Without limiting the scope of the present invention, its background will be described with reference to using rotary drill bits to drill a well that traverses a subterranean hydrocarbon bearing formation, as an example.
Rotary drill bits are commonly used to drill wells in the oil and gas well drilling industry as these rotary drill bit offers a satisfactory rate of penetration with a significant operational life in drilling most commonly encountered formations. Typically, a rotary drill bit includes a bit body having a threaded pin at its upper end adapted to be detachably secured to a drill string suspended from a drill rig. In addition, a rotary drill bit generally has a plurality of depending legs, typically three such legs, at the lower end of the body. The drill bit further includes a plurality of conical roller cutters having cutting elements thereon, with one roller cutter on each leg. Each leg typically includes a bearing for rotatably mounting each roller cutter thereon.
Sealed bearing type roller cutter bits further have a lubrication system including a reservoir holding a supply of lubricant. A passage in the bit body extends from the reservoir to the bearing to allow flow of lubricant to the bearing. A seal is disposed between the roller cutter and the bearing journal that holds lubricant in the bit.

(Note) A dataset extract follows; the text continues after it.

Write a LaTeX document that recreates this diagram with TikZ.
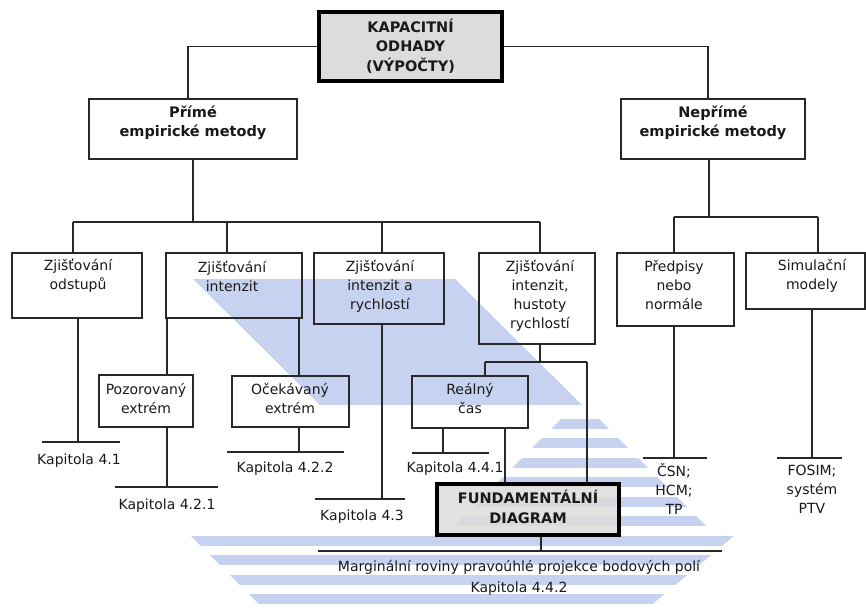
\documentclass[tikz,border=0pt]{standalone}
\usepackage{fontspec}
\setmainfont{DejaVu Sans}
\definecolor{wm}{RGB}{198,210,240}
\definecolor{ln}{RGB}{40,40,40}
\definecolor{tx}{RGB}{25,25,25}
\definecolor{gbox}{RGB}{220,220,220}
\begin{document}
\begin{tikzpicture}[x=1pt,y=-1pt,
  box/.style={draw=ln, line width=1.3pt, inner sep=0pt},
  thickbox/.style={draw=black, line width=4.5pt, inner sep=0pt, fill=gbox},
  conn/.style={draw=ln, line width=1.3pt},
  txt/.style={align=center, inner sep=0pt, text=tx, font=\fontsize{14}{19}\selectfont},
  btxt/.style={align=center, inner sep=0pt, text=tx, font=\fontsize{14.5}{19.5}\selectfont\bfseries}]
\useasboundingbox (0,0) rectangle (866,607);
% watermark
\fill[wm] (193,279) -- (455,279) -- (582,405) -- (320,405) -- cycle;
\begin{scope}
  \clip (580,400) -- (715,535) -- (445,535) -- cycle
        (190,535) -- (735,535) -- (649,607) -- (262,607) -- cycle;
  \foreach \yy in {418.5,438,457.5,477,496.5,516,535.5,555,574.5,594}
    \fill[wm] (0,\yy) rectangle (866,\yy+10);
\end{scope}
% boxes
\node[thickbox, minimum width=183pt, minimum height=69pt] (top) at (410.5,46.5) {};
\node[box, minimum width=208pt, minimum height=60pt] (prime) at (193,129) {};
\node[box, minimum width=184pt, minimum height=60pt] (neprime) at (713,129) {};
\node[box, minimum width=130pt, minimum height=65pt] (odstupu) at (77,285.5) {};
\node[box, minimum width=136pt, minimum height=65pt] (intenzit) at (234,285.5) {};
\node[box, minimum width=130pt, minimum height=71pt] (intrych) at (379,288.5) {};
\node[box, minimum width=116pt, minimum height=91pt] (hustoty) at (537,298.5) {};
\node[box, minimum width=117pt, minimum height=73pt] (predpisy) at (675.5,289.5) {};
\node[box, minimum width=119pt, minimum height=56pt] (simul) at (805.5,281) {};
\node[box, minimum width=94pt, minimum height=52pt] (pozor) at (146,401) {};
\node[box, minimum width=117pt, minimum height=51pt] (ocek) at (290.5,401.5) {};
\node[box, minimum width=116pt, minimum height=52pt] (realny) at (470,402) {};
\node[thickbox, line width=4pt, fill opacity=0.85, minimum width=182pt, minimum height=51pt] (fund) at (528,509.5) {};
% box texts
\node[btxt] (t-top) at (410.5,46) {KAPACITNÍ\\ODHADY\\(VÝPOČTY)};
\node[btxt] (t-prime) at (193,123) {Přímé\\empirické metody};
\node[btxt] (t-neprime) at (713,123) {Nepřímé\\empirické metody};
\node[txt] (t-odstupu) at (78,276) {Zjišťování\\odstupů};
\node[txt] (t-intenzit) at (232,276) {Zjišťování\\intenzit};
\node[txt] (t-intrych) at (380,286) {Zjišťování\\intenzit a\\rychlostí};
\node[txt] (t-hustoty) at (540,296) {Zjišťování\\intenzit,\\hustoty\\rychlostí};
\node[txt] (t-predpisy) at (674,285) {Předpisy\\nebo\\normále};
\node[txt] (t-simul) at (812,276) {Simulační\\modely};
\node[txt] (t-pozor) at (146,398) {Pozorovaný\\extrém};
\node[txt] (t-ocek) at (290,398) {Očekávaný\\extrém};
\node[txt] (t-realny) at (470,398) {Reálný\\čas};
\node[btxt] (t-fund) at (528,507) {FUNDAMENTÁLNÍ\\DIAGRAM};
% top connectors
\draw[conn] (top.west) -| ([xshift=-5pt]prime.north);
\draw[conn] (top.east) -| ([xshift=-5pt]neprime.north);
% left bus
\coordinate (bL) at (73,222);
\coordinate (bR) at (540,222);
\draw[conn] (prime.south) -- (prime.south |- bL);
\draw[conn] (bL) -- (bR);
\draw[conn] (bL) -- (bL |- odstupu.north);
\draw[conn] ([xshift=-7pt]intenzit.north |- bL) -- ([xshift=-7pt]intenzit.north);
\draw[conn] ([xshift=3pt]intrych.north |- bL) -- ([xshift=3pt]intrych.north);
\draw[conn] (bR) -- (bR |- hustoty.north);
% right bus
\coordinate (cL) at (674,217);
\coordinate (cR) at (818,217);
\draw[conn] ([xshift=-4pt]neprime.south) -- ([xshift=-4pt]neprime.south |- cL);
\draw[conn] (cL) -- (cR);
\draw[conn] (cL) -- (cL |- predpisy.north);
\draw[conn] (cR) -- (cR |- simul.north);
% vertical positions
\coordinate (xa) at (167,0);
\coordinate (xb) at (299,0);
\coordinate (xc) at (382,0);
\coordinate (xd) at (443,0);
\coordinate (xe) at (505,0);
\coordinate (xf) at (587,0);
\coordinate (xg) at (485,0);
\coordinate (xh) at (812,0);
\coordinate (xi) at (541,0);
\coordinate (xj) at (78,0);
% odstupu -> Kapitola 4.1
\coordinate (k1a) at (42,442); \coordinate (k1b) at (120,442);
\draw[conn] (odstupu.south -| xj) -- (xj |- k1a);
\draw[conn] (k1a) -- (k1b);
\node[txt] (kap41) at (79,461) {Kapitola 4.1};
% intenzit -> pozor, ocek
\draw[conn] (intenzit.south -| xa) -- (pozor.north -| xa);
\draw[conn] (intenzit.south -| xb) -- (ocek.north -| xb);
\coordinate (k2a) at (115,487); \coordinate (k2b) at (218,487);
\draw[conn] (pozor.south -| xa) -- (xa |- k2a);
\draw[conn] (k2a) -- (k2b);
\node[txt] (kap421) at (167,506) {Kapitola 4.2.1};
\coordinate (k3a) at (227,452); \coordinate (k3b) at (344,452);
\draw[conn] (ocek.south -| xb) -- (xb |- k3a);
\draw[conn] (k3a) -- (k3b);
\node[txt] (kap422) at (285,469) {Kapitola 4.2.2};
% intrych -> Kapitola 4.3
\coordinate (k4a) at (315,499); \coordinate (k4b) at (405,499);
\draw[conn] (intrych.south -| xc) -- (xc |- k4a);
\draw[conn] (k4a) -- (k4b);
\node[txt] (kap43) at (362,517) {Kapitola 4.3};
% hustoty -> realny, fund
\coordinate (ha) at (485,362); \coordinate (hb) at (587,362);
\draw[conn] (hustoty.south -| bR) -- (bR |- ha);
\draw[conn] (ha) -- (hb);
\draw[conn] (ha) -- (realny.north -| xg);
\draw[conn] (hb) -- (fund.north -| xf);
% realny -> Kapitola 4.4.1, fund
\coordinate (k5a) at (412,453); \coordinate (k5b) at (489,453);
\draw[conn] (realny.south -| xd) -- (xd |- k5a);
\draw[conn] (k5a) -- (k5b);
\node[txt] (kap441) at (455,469) {Kapitola 4.4.1};
\draw[conn] (realny.south -| xe) -- (fund.north -| xe);
% predpisy / simul
\coordinate (k6a) at (643,458); \coordinate (k6b) at (707,458);
\draw[conn] (predpisy.south -| cL) -- (cL |- k6a);
\draw[conn] (k6a) -- (k6b);
\node[txt] (csn) at (674,489) {ČSN;\\HCM;\\TP};
\coordinate (k7a) at (777,458); \coordinate (k7b) at (842,458);
\draw[conn] (simul.south -| xh) -- (xh |- k7a);
\draw[conn] (k7a) -- (k7b);
\node[txt] (fosim) at (812,489) {FOSIM;\\systém\\PTV};
% fund -> marginal
\coordinate (k8a) at (318,551); \coordinate (k8b) at (722,551);
\draw[conn] (fund.south -| xi) -- (xi |- k8a);
\draw[conn] (k8a) -- (k8b);
\node[txt, font=\fontsize{14}{21}\selectfont] (marg) at (519,578) {Marginální roviny pravoúhlé projekce bodových polí\\Kapitola 4.4.2};
\end{tikzpicture}
\end{document}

A diaphragm at the reservoir provides pressure compensation between the lubricant and the drilling fluid in the annulus between the bit and the wellbore.
In use, roller cutter drill bits are rotated in the wellbore on the end of a drill string that applies a relatively high downward force onto the drill bit. As the bits are rotated, the conical roller cutters rotate on the bearing journals thereby bringing the cutting elements on the roller cutters into engagement with the substrate at the bottom of the wellbore. The cutting elements drill through the substrate at the wellbore bottom by applying high point loads to the substrate to thereby cause the substrate to crack or fracture from the compression. A drilling fluid, commonly called drilling mud, passes under pressure from the surface through the drill string to the drill bit and is ejected from one or more nozzles adjacent to the roller cutters. The drilling fluid cools the drill bit and carries the cuttings up the wellbore annulus to the surface.
For cost-effective drilling, a worn drill bit needs to be replaced due to the reduced rate of drilling penetration for the worn bit. At a certain point, the cost of replacing the old drill bit with a new bit becomes equal to the cost of the drilling inefficiency, or in other words, the cost of the new bit plus the cost of rig time in tripping the drill string in and out of the wellbore is less than the cost of operating the worn bit. Unfortunately, once a drill bit is positioned in a wellbore, gathering reliable information regarding the operating condition, performance and remaining useful life of the drill bit becomes difficult. Typically, the decision by a drilling rig operator to replace a drill bit is a subjective one, based upon experience and general empirical data showing the performance of similar drill bits in drilling similar substrate formations. The rig operator's decision, however, as to when to replace a drill bit is often not the most cost effective because of the many factors affecting drilling performance beyond the condition and performance of the bit itself.
In addition, it is not uncommon for a drill bit to fail during the drilling operation. Bit failure may occur due to a variety of factors. For example, a bit may fail due to an improper application of the bit, such as by excessive weight on the drill bit from the drilling string, excessive rotational speed, using the wrong type of bit for substrate being drilled and the like. Regardless of the cause, the two most common types of bit failures are breakage of the cutting elements and bearing failure.
In the first mode, pieces of the cutting elements, which are typically either steel teeth or tungsten carbide inserts, are broken from the roller cutters. This breakage does not normally stop the drilling action but it does significantly reduce the rate of drilling penetration. In addition, the broken pieces are typically carried out of the wellbore by the circulating drilling fluid, thereby leaving the wellbore bottom clean for a replacement bit to continue extending the wellbore.
In the second mode of failure, once a bearing assembly has failed, continued use of the bit may result in the roller cutter separating from the bearing journal and remaining in the wellbore when the drill string is retrieved to the surface. The lost roller cutter must then be retrieved from the wellbore in a time-consuming and expensive fishing operation in which a special retrieval tool is tripped in and out of the wellbore to retrieve the broken roller cutter.
In sealed bearing roller cutter bits, bearing failure is often the result of a seal failure that allows lubricant to flow out of the drill bit and drilling fluid, which contains abrasive particles, to flow into the bearing. Although less common, diaphragm failure has the same result as seal failure. In any event, bearing failure is almost always preceded by, or at least accompanied by, a loss of lubricant.
Therefore, a need has arisen for an improved seal for a sealed bearing roller cutter bit that can maintain the lubricant within the drill bit and prevent the flow of drilling fluid into the bearing. A need has also arisen for such a seal that has a high resistance to heat and abrasion, has a low coefficient of friction and does not significantly deform under load. Further, need has arisen for such a seal that is resistant to chemical interaction with hydrocarbons fluids encountered within the wellbore and that has a long useful life.